Matchmaking has been made to sound like it’s for the desperate, the unlucky, or your Aunt Karen, who insists she knows someone with “good shoulders and a solid 401(k).” But the truth is, letting someone introduce you to a potential spouse isn’t giving up. It’s growing up.

A year and a half ago, a friend sent me a link to the website of LCMS Connections, a confessional Lutheran matchmaking duo. He sent it as a joke. “Can you imagine finding your wife this way?” he texted.

I clicked. Out of curiosity at first. But the questions weren’t gimmicky. They were deep, even convicting — about faith, forgiveness, family, and calling. I filled it out, mostly to see what would happen.

Spoiler: I’m now engaged to Molly-Ann, a brilliant and big-hearted kindergarten teacher with a quiet strength and a sharp wit. She’s not someone I would’ve found through a curated list of “preferences.” (Especially location, she’s in Wichita, Kansas… where I’m soon moving.) She’s someone God knew I needed. And if I’d stayed a “lone reed,” proudly waving on my own terms, I would’ve missed her entirely, and we wouldn’t be getting married at the end of the year.

This setup didn’t come out of nowhere. Seven years earlier, after working on an unsuccessful U.S. Senate campaign, I was sitting at my parents’ kitchen table, wondering what was next. My mom, half-serious, said, “You know, the biggest disappointment isn’t that you lost. It’s that you won’t be moving to that wonderful church — the one with the Lutheran matchmaker — near D.C. I just think you might’ve found your bride there.”

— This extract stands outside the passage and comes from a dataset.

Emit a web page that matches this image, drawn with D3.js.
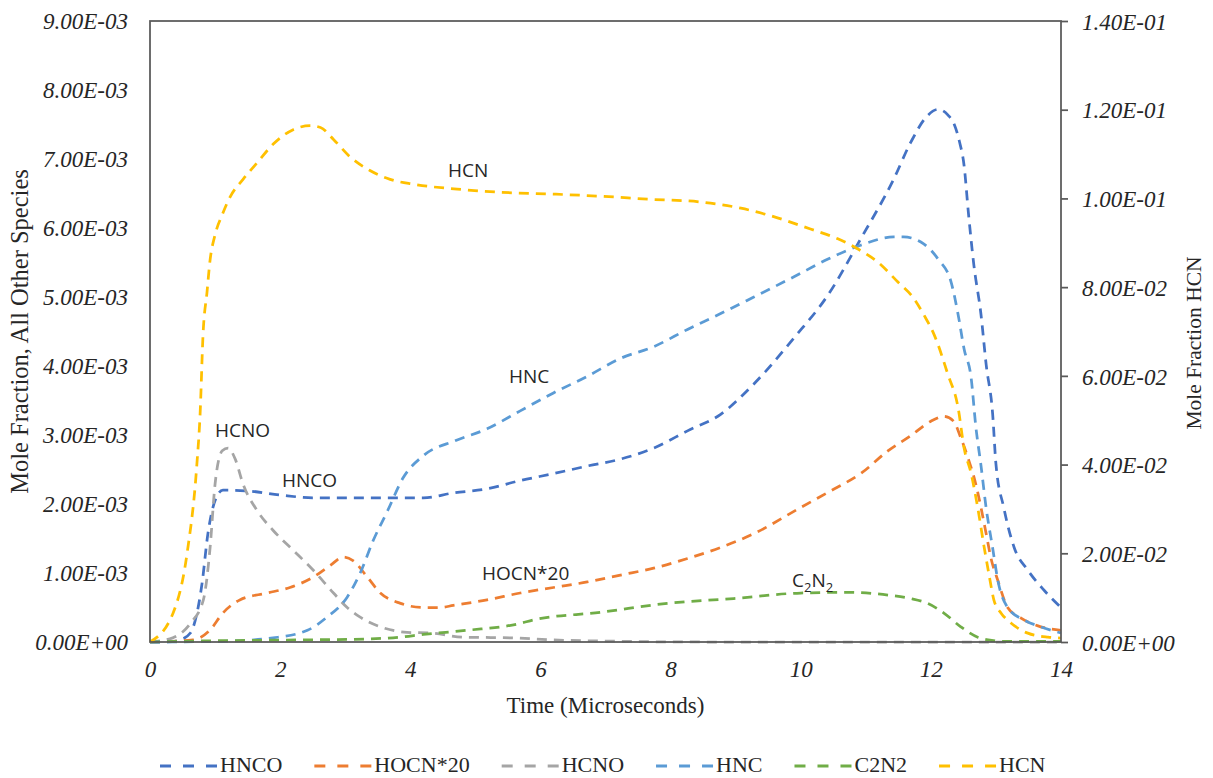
<!DOCTYPE html>
<html>
<head>
<meta charset="utf-8">
<script src="https://cdn.jsdelivr.net/npm/d3@7"></script>
<style>
  html, body { margin: 0; padding: 0; background: #fff; }
  svg { display: block; }
</style>
</head>
<body>
<svg id="chart" width="1213" height="778"></svg>
<script>
// Time axis, microseconds
const xTicks = [0, 2, 4, 6, 8, 10, 12, 14];
// Left axis: all other species (mole fraction)
const leftTicks = [0, 1e-3, 2e-3, 3e-3, 4e-3, 5e-3, 6e-3, 7e-3, 8e-3, 9e-3];
// Right axis: HCN (mole fraction)
const rightTicks = [0, 0.02, 0.04, 0.06, 0.08, 0.10, 0.12, 0.14];

const hncoT = [0, 0.26, 0.46, 0.62, 0.8, 0.89, 1.0, 1.12, 1.49, 2.0, 2.51, 3.43, 4.2, 4.66, 5.18, 5.69, 6.2, 6.72, 7.23, 7.74, 8.26, 8.77, 9.28, 9.89, 10.42, 10.92, 11.43, 11.69, 11.95, 12.11, 12.26, 12.36, 12.44, 12.51, 12.58, 12.66, 12.77, 12.85, 12.95, 13.0, 13.12, 13.28, 13.49, 13.74, 14.0];
const hncoV = [0, 0, 0.03e-3, 0.13e-3, 0.85e-3, 1.57e-3, 2.05e-3, 2.2e-3, 2.19e-3, 2.13e-3, 2.09e-3, 2.09e-3, 2.09e-3, 2.16e-3, 2.22e-3, 2.34e-3, 2.44e-3, 2.55e-3, 2.65e-3, 2.81e-3, 3.06e-3, 3.3e-3, 3.74e-3, 4.4e-3, 5.03e-3, 5.84e-3, 6.71e-3, 7.24e-3, 7.63e-3, 7.72e-3, 7.64e-3, 7.5e-3, 7.25e-3, 6.91e-3, 6.19e-3, 5.47e-3, 4.75e-3, 4.02e-3, 3.3e-3, 2.58e-3, 1.95e-3, 1.37e-3, 1.04e-3, 0.75e-3, 0.5e-3];

const hocnT = [0, 0.66, 0.92, 1.12, 1.38, 1.8, 2.15, 2.51, 2.77, 2.97, 3.12, 3.34, 3.54, 3.85, 4.2, 4.46, 4.66, 5.18, 5.69, 6.2, 6.72, 7.23, 7.74, 8.26, 8.77, 9.28, 10.0, 10.46, 10.92, 11.34, 11.69, 12.0, 12.2, 12.35, 12.46, 12.57, 12.69, 12.77, 12.85, 12.92, 13.03, 13.18, 13.38, 13.69, 14.0];
const hocnV = [0, 0.03e-3, 0.17e-3, 0.42e-3, 0.61e-3, 0.71e-3, 0.79e-3, 0.94e-3, 1.11e-3, 1.23e-3, 1.18e-3, 0.94e-3, 0.71e-3, 0.56e-3, 0.5e-3, 0.5e-3, 0.53e-3, 0.61e-3, 0.71e-3, 0.79e-3, 0.87e-3, 0.97e-3, 1.07e-3, 1.21e-3, 1.37e-3, 1.57e-3, 1.95e-3, 2.19e-3, 2.44e-3, 2.77e-3, 2.99e-3, 3.2e-3, 3.27e-3, 3.2e-3, 2.96e-3, 2.67e-3, 2.29e-3, 1.95e-3, 1.57e-3, 1.23e-3, 0.89e-3, 0.5e-3, 0.35e-3, 0.22e-3, 0.17e-3];

const hcnoT = [0, 0.35, 0.62, 0.82, 0.92, 1.0, 1.11, 1.2, 1.31, 1.43, 1.65, 1.89, 2.2, 2.51, 2.82, 3.03, 3.23, 3.54, 3.95, 4.31, 4.82, 5.58, 6.2, 7.23, 8.46, 14.0];
const hcnoV = [0, 0.06e-3, 0.27e-3, 0.61e-3, 1.33e-3, 2.29e-3, 2.77e-3, 2.81e-3, 2.65e-3, 2.29e-3, 1.9e-3, 1.62e-3, 1.33e-3, 1.04e-3, 0.71e-3, 0.5e-3, 0.36e-3, 0.22e-3, 0.14e-3, 0.13e-3, 0.07e-3, 0.06e-3, 0.03e-3, 0.01e-3, 0, 0];

const hncT = [0, 1.12, 1.89, 2.42, 2.72, 3.03, 3.23, 3.43, 3.65, 3.89, 4.2, 4.7, 5.18, 5.69, 6.2, 6.72, 7.23, 7.74, 8.26, 8.77, 9.28, 9.89, 10.42, 10.92, 11.43, 11.58, 11.89, 12.11, 12.31, 12.42, 12.51, 12.62, 12.69, 12.77, 12.85, 12.95, 13.03, 13.18, 13.43, 13.69, 14.0];
const hncV = [0, 0.01e-3, 0.06e-3, 0.17e-3, 0.36e-3, 0.65e-3, 1.0e-3, 1.47e-3, 1.9e-3, 2.38e-3, 2.7e-3, 2.92e-3, 3.09e-3, 3.35e-3, 3.61e-3, 3.85e-3, 4.11e-3, 4.28e-3, 4.53e-3, 4.76e-3, 5.0e-3, 5.29e-3, 5.55e-3, 5.75e-3, 5.87e-3, 5.87e-3, 5.77e-3, 5.55e-3, 5.22e-3, 4.74e-3, 4.25e-3, 3.82e-3, 3.13e-3, 2.56e-3, 1.94e-3, 1.36e-3, 0.89e-3, 0.5e-3, 0.32e-3, 0.22e-3, 0.13e-3];

const c2n2T = [0, 0.77, 2.31, 3.38, 3.85, 4.2, 4.88, 5.69, 5.89, 6.92, 7.95, 8.97, 10.0, 10.72, 11.34, 11.69, 11.95, 12.2, 12.46, 12.72, 12.88, 13.08, 14.0];
const c2n2V = [0, 0.015e-3, 0.03e-3, 0.045e-3, 0.07e-3, 0.11e-3, 0.17e-3, 0.27e-3, 0.32e-3, 0.43e-3, 0.56e-3, 0.63e-3, 0.71e-3, 0.72e-3, 0.68e-3, 0.63e-3, 0.56e-3, 0.42e-3, 0.22e-3, 0.07e-3, 0.03e-3, 0.01e-3, 0.01e-3];

const hcnT = [0, 0.354, 0.57, 0.72, 0.77, 0.815, 0.877, 0.92, 1.0, 1.11, 1.23, 1.43, 1.65, 1.89, 2.2, 2.46, 2.62, 2.82, 3.08, 3.38, 3.69, 4.05, 4.72, 5.38, 6.15, 6.92, 7.69, 8.46, 9.08, 9.49, 10.15, 10.57, 10.88, 11.18, 11.49, 11.74, 11.89, 12.05, 12.26, 12.42, 12.51, 12.62, 12.72, 12.82, 12.89, 12.97, 13.08, 13.23, 13.49, 13.8, 14.0];
const hcnV = [0, 0.0065, 0.020, 0.040, 0.0514, 0.0693, 0.079, 0.0857, 0.0918, 0.0963, 0.1003, 0.1043, 0.1081, 0.1122, 0.1155, 0.1164, 0.116, 0.1133, 0.1093, 0.1063, 0.1043, 0.1032, 0.1021, 0.1014, 0.101, 0.1005, 0.0998, 0.0992, 0.0978, 0.0963, 0.0931, 0.0909, 0.0886, 0.0857, 0.0812, 0.0774, 0.0738, 0.0693, 0.0604, 0.0527, 0.0438, 0.0379, 0.0303, 0.0213, 0.0155, 0.0094, 0.0065, 0.0043, 0.002, 0.0011, 0.0009];

const seriesNames = ["HNCO", "HOCN*20", "HCNO", "HNC", "C2N2", "HCN"];
const seriesColors = ["#4472C4", "#ED7D31", "#A5A5A5", "#5B9BD5", "#70AD47", "#FFC000"];

const series = [
  { t: hncoT, v: hncoV, axis: "left" },
  { t: hocnT, v: hocnV, axis: "left" },
  { t: hcnoT, v: hcnoV, axis: "left" },
  { t: hncT, v: hncV, axis: "left" },
  { t: c2n2T, v: c2n2V, axis: "left" },
  { t: hcnT, v: hcnV, axis: "right" }
].map((s, i) => ({ ...s, name: seriesNames[i], color: seriesColors[i] }));

const svg = d3.select("#chart");
const plot = { left: 150, right: 1061, top: 21, bottom: 642 };
const axisColor = "#595959";
const textColor = "#262626";
const serif = "'Liberation Serif', 'Times New Roman', serif";
const sans = "'Open Sans', 'Noto Sans', sans-serif";

const x = d3.scaleLinear().domain([0, 14]).range([plot.left, plot.right]);
const yL = d3.scaleLinear().domain([0, 9e-3]).range([plot.bottom, plot.top]);
const yR = d3.scaleLinear().domain([0, 0.14]).range([plot.bottom, plot.top]);

function sci(v) {
  if (v === 0) return "0.00E+00";
  const [m, e] = v.toExponential(2).split("e");
  const n = Math.abs(+e);
  return m + "E" + (+e < 0 ? "-" : "+") + String(n).padStart(2, "0");
}

// Series lines
const lines = svg.append("g").attr("class", "lines");
series.forEach(s => {
  const yS = s.axis === "left" ? yL : yR;
  const pts = s.t.map((t, i) => [t, s.v[i]]);
  const line = d3.line().x(d => x(d[0])).y(d => yS(d[1])).curve(d3.curveMonotoneX);
  lines.append("path")
    .attr("d", line(pts))
    .attr("fill", "none")
    .attr("stroke", s.color)
    .attr("stroke-width", 2.75)
    .attr("stroke-dasharray", "10,7");
});

// Plot frame
svg.append("rect")
  .attr("x", plot.left).attr("y", plot.top)
  .attr("width", plot.right - plot.left).attr("height", plot.bottom - plot.top)
  .attr("fill", "none").attr("stroke", axisColor).attr("stroke-width", 1.75);

// Left axis
const gL = svg.append("g").attr("transform", `translate(${plot.left},0)`)
  .call(d3.axisLeft(yL).tickValues(leftTicks).tickFormat(sci).tickSize(0).tickPadding(22));
gL.select(".domain").remove();
gL.selectAll("text")
  .attr("font-family", serif).attr("font-style", "italic").attr("font-size", 23)
  .attr("fill", textColor).attr("dy", "0.34em");

// Right axis
const gR = svg.append("g").attr("transform", `translate(${plot.right},0)`)
  .call(d3.axisRight(yR).tickValues(rightTicks).tickFormat(sci).tickSize(7).tickSizeOuter(0).tickPadding(14));
gR.select(".domain").remove();
gR.selectAll("line").attr("stroke", axisColor).attr("stroke-width", 1.75);
gR.selectAll("text")
  .attr("font-family", serif).attr("font-style", "italic").attr("font-size", 23)
  .attr("fill", textColor).attr("dy", "0.36em");

// Bottom axis
const gB = svg.append("g").attr("transform", `translate(0,${plot.bottom})`)
  .call(d3.axisBottom(x).tickValues(xTicks).tickFormat(d3.format("d")).tickSize(0).tickPadding(19));
gB.select(".domain").remove();
gB.selectAll("text")
  .attr("font-family", serif).attr("font-style", "italic").attr("font-size", 23)
  .attr("fill", textColor);

// Axis titles
svg.append("text")
  .attr("transform", `translate(28,${(plot.top + plot.bottom) / 2}) rotate(-90)`)
  .attr("text-anchor", "middle")
  .attr("font-family", serif).attr("font-size", 24.5).attr("fill", textColor)
  .text("Mole Fraction, All Other Species");

svg.append("text")
  .attr("transform", `translate(1201,343) rotate(-90)`)
  .attr("text-anchor", "middle")
  .attr("font-family", serif).attr("font-size", 21.5).attr("fill", textColor)
  .text("Mole Fraction HCN");

svg.append("text")
  .attr("x", (plot.left + plot.right) / 2).attr("y", 713)
  .attr("text-anchor", "middle")
  .attr("font-family", serif).attr("font-size", 23).attr("fill", textColor)
  .text("Time (Microseconds)");

// Curve labels
const labels = svg.append("g")
  .attr("font-family", sans).attr("font-size", 19).attr("fill", textColor);
labels.append("text").attr("x", 448).attr("y", 177).text("HCN");
labels.append("text").attr("x", 509).attr("y", 383).text("HNC");
labels.append("text").attr("x", 215).attr("y", 437).text("HCNO");
labels.append("text").attr("x", 282).attr("y", 487).text("HNCO");
labels.append("text").attr("x", 482).attr("y", 580).text("HOCN*20");
const c2 = labels.append("text").attr("x", 792).attr("y", 587);
c2.append("tspan").text("C");
c2.append("tspan").attr("font-size", 13).attr("dy", 5).text("2");
c2.append("tspan").attr("dy", -5).text("N");
c2.append("tspan").attr("font-size", 13).attr("dy", 5).text("2");

// Legend
const legend = svg.append("g");
let lx = 160;
series.forEach(s => {
  const g = legend.append("g").attr("transform", `translate(${lx},0)`);
  g.append("line")
    .attr("x1", 0).attr("x2", 57).attr("y1", 766).attr("y2", 766)
    .attr("stroke", s.color).attr("stroke-width", 3)
    .attr("stroke-dasharray", "11,12");
  const t = g.append("text")
    .attr("x", 60).attr("y", 772)
    .attr("font-family", serif).attr("font-size", 22).attr("fill", textColor)
    .text(s.name);
  lx += 60 + t.node().getComputedTextLength() + 32;
});
</script>
</body>
</html>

She wasn’t talking about just any matchmaker. She was hoping for the real-life Mollie Hemingway — sharp, discerning, rooted in reality, ready to connect two people with a shared foundation, and with a high success rate. I laughed at the time.

Turns out, she was just ahead of schedule.

Bring Back Thoughtful Matchmaking

We don’t need every church to create a formal matchmaking program. But we do need to recapture real community. Churches and friend groups should see setting people up as a kind of ministry — not just tossing two single people at each other like confetti, but prayerfully, intentionally asking: Could these two actually build something lasting?

We don’t need just one church with a Mollie quietly working behind the scenes. We need hundreds of them, in fellowship halls, group texts, and front porches across the country.

I know none of this is revolutionary. I’m not breaking new ground by saying maybe we’ve over-indexed on dating apps and underutilized the people who know us best. And just one full month into my engagement, I’m no expert on marriage. But I had to share my story and, once again, join the growing choir of conservative-minded folks urging our generation to stop hiding behind our phones and start trusting the people who love us.

To the guys: Pursue with purpose. If someone introduces you to a woman who’s grounded, kind, and ready to build something meaningful, go first. Show up. Make the plan. Lead with clarity, not performative charm.

To the women: Say yes. Not to a ring but to coffee and curiosity. Even if he’s not your “type,” he may be the man who will love you with steadiness and strength when life becomes more than Instagram can capture.

And to the communities: Don’t underestimate your role. If you see two people who might go well together, speak up. Do it kindly, do it wisely, but don’t sit on the sidelines. Our culture doesn’t need more curated aesthetics. It needs covenant-minded connection.

The Meaning of Marriage

Marriage isn’t a reward for dating well. It’s not a highlight reel for Instagram. It’s a refining fire. It’s a covenant. And it points to something deeper. In Christian theology, marriage mirrors Christ and the church. Not the filtered version, but the bruised, bleeding, forgiving, redeeming version. The kind where love means laying down your preferences, your pride, and sometimes even your plan.

You don’t have to share my faith to understand this. At some point, real love always requires sacrifice. The right person won’t just match your vibe; they’ll help you grow in virtue. They won’t just “get you.” They’ll walk beside you when you’re tired and unsure and still choose you anyway.

So maybe it’s time to stop filtering. Let your guard down. Ask your church. Ask your friends. And when someone says, “I know this might sound strange, but I think you two should meet,” don’t roll your eyes. Just say yes.